**Source excerpt:**

○ ○ ○ ○ ○ ○ ○

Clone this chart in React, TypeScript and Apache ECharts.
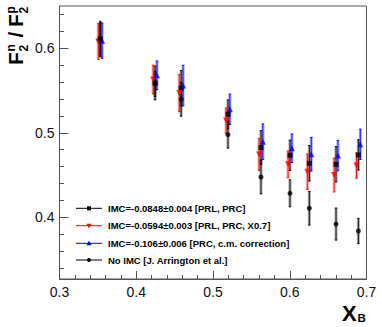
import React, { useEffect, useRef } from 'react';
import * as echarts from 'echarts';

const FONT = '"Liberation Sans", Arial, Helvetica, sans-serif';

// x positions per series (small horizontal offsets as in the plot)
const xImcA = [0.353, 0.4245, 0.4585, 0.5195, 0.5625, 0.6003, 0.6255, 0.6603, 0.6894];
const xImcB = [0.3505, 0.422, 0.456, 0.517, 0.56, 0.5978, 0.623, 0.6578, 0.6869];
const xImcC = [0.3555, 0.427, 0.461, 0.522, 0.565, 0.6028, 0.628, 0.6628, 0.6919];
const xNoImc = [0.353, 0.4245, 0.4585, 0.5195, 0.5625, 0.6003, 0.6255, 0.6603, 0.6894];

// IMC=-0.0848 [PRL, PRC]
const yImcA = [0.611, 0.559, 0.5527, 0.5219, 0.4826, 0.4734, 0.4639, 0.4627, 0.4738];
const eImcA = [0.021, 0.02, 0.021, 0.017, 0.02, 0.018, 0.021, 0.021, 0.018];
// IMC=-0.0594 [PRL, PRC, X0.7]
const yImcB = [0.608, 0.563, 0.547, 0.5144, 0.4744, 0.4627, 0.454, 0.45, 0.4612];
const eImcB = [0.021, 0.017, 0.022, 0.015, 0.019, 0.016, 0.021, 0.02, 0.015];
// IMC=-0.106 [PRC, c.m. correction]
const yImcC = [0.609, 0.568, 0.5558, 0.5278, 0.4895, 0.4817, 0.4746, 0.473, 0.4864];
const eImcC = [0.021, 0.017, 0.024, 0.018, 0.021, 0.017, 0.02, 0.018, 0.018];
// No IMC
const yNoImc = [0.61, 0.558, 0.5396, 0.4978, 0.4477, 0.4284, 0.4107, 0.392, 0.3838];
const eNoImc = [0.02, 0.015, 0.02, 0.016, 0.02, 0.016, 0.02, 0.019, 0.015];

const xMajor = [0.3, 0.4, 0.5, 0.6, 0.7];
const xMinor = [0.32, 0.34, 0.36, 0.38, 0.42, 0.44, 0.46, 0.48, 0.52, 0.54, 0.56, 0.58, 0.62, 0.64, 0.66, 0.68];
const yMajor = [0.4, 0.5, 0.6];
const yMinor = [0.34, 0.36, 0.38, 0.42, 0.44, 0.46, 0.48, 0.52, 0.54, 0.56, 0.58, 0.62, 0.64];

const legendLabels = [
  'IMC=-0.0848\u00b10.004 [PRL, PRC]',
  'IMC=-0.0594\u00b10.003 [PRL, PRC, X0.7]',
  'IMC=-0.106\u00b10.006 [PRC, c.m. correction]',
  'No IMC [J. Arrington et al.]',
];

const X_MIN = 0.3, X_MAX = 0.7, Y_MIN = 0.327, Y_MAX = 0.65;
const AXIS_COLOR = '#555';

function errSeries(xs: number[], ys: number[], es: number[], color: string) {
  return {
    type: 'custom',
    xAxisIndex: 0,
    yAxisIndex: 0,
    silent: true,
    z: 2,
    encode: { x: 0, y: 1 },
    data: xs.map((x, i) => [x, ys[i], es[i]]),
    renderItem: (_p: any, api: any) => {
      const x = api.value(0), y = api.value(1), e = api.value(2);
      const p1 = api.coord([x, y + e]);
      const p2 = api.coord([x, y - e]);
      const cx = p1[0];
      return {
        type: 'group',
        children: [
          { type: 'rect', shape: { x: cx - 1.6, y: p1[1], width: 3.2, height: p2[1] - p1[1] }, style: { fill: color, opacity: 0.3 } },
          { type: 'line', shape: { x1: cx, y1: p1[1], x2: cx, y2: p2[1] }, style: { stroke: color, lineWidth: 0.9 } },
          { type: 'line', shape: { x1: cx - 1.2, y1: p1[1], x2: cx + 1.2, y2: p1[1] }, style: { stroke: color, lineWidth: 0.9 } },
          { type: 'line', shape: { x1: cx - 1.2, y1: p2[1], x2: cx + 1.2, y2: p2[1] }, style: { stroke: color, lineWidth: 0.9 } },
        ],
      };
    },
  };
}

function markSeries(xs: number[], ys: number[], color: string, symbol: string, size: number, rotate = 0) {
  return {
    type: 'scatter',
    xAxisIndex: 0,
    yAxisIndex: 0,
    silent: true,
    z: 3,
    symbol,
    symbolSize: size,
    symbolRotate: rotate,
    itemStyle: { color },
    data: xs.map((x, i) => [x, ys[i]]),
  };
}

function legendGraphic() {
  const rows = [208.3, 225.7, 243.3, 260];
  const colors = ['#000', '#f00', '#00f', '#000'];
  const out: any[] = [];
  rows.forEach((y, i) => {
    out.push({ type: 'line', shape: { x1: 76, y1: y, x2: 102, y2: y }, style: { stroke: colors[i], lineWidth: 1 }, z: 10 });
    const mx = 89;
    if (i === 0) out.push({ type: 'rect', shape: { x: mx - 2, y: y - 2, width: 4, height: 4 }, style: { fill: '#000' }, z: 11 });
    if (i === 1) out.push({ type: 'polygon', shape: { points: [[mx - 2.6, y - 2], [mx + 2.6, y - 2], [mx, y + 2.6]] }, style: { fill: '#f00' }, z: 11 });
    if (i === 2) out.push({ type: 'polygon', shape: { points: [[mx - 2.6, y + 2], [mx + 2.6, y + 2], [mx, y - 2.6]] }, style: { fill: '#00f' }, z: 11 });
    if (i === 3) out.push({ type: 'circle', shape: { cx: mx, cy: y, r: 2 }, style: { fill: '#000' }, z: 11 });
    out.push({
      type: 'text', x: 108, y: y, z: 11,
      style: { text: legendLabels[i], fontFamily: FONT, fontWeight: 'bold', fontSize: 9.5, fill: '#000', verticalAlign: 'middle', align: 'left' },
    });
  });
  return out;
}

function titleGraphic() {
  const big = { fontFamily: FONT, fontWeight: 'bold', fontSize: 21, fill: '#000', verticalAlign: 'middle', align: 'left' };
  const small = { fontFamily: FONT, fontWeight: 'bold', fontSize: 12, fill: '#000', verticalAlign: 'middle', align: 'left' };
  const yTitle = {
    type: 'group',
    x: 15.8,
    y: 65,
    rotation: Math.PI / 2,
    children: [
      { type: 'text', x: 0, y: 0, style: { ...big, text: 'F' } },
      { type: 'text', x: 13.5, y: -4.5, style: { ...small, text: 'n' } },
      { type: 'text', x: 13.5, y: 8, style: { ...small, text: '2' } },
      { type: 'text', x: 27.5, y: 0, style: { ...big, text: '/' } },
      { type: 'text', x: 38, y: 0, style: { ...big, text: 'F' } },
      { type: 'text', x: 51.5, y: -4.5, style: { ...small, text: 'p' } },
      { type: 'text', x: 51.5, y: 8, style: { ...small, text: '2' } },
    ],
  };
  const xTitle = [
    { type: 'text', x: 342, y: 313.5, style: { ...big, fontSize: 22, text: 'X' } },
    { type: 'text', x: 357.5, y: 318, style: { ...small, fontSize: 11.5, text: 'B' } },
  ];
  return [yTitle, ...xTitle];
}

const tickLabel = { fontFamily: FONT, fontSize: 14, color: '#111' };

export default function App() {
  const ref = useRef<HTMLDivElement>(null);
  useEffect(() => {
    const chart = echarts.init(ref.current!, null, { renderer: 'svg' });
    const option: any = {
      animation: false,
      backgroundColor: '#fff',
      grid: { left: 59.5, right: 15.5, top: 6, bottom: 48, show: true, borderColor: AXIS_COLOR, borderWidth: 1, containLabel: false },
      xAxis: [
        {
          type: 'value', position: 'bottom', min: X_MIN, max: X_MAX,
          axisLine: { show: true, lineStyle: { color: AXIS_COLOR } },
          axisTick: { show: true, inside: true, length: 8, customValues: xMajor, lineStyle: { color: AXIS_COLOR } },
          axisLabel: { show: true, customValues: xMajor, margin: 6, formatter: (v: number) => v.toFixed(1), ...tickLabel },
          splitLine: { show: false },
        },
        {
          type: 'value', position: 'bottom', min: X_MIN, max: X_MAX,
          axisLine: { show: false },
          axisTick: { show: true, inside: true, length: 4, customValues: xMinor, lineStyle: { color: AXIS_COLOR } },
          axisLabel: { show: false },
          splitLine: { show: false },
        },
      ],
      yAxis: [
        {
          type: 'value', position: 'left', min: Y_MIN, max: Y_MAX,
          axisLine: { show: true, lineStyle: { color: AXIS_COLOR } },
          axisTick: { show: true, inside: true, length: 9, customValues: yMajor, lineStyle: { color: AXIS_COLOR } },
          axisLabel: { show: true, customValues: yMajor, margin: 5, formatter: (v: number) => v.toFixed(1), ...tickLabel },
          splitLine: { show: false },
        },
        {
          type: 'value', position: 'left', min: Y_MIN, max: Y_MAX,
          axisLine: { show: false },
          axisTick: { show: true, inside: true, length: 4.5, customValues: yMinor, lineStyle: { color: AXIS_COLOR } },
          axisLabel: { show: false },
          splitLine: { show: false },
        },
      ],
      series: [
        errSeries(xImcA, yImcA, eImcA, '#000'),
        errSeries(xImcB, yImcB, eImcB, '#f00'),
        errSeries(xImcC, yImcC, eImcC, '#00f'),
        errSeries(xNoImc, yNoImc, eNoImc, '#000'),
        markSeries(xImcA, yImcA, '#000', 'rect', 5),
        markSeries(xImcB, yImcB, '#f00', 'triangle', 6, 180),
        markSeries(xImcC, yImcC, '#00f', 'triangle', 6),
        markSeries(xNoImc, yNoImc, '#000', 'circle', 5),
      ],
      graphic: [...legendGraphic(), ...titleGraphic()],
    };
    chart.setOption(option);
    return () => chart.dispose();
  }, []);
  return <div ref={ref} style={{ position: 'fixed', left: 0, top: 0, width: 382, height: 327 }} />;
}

○ ○ ○ ○ ○ ○ ○

**Written exercise:**
Identify the lines above with the word "React". Copy them.

**Task answer:**
Clone this chart in React, TypeScript and Apache ECharts.
import React, { useEffect, useRef } from 'react';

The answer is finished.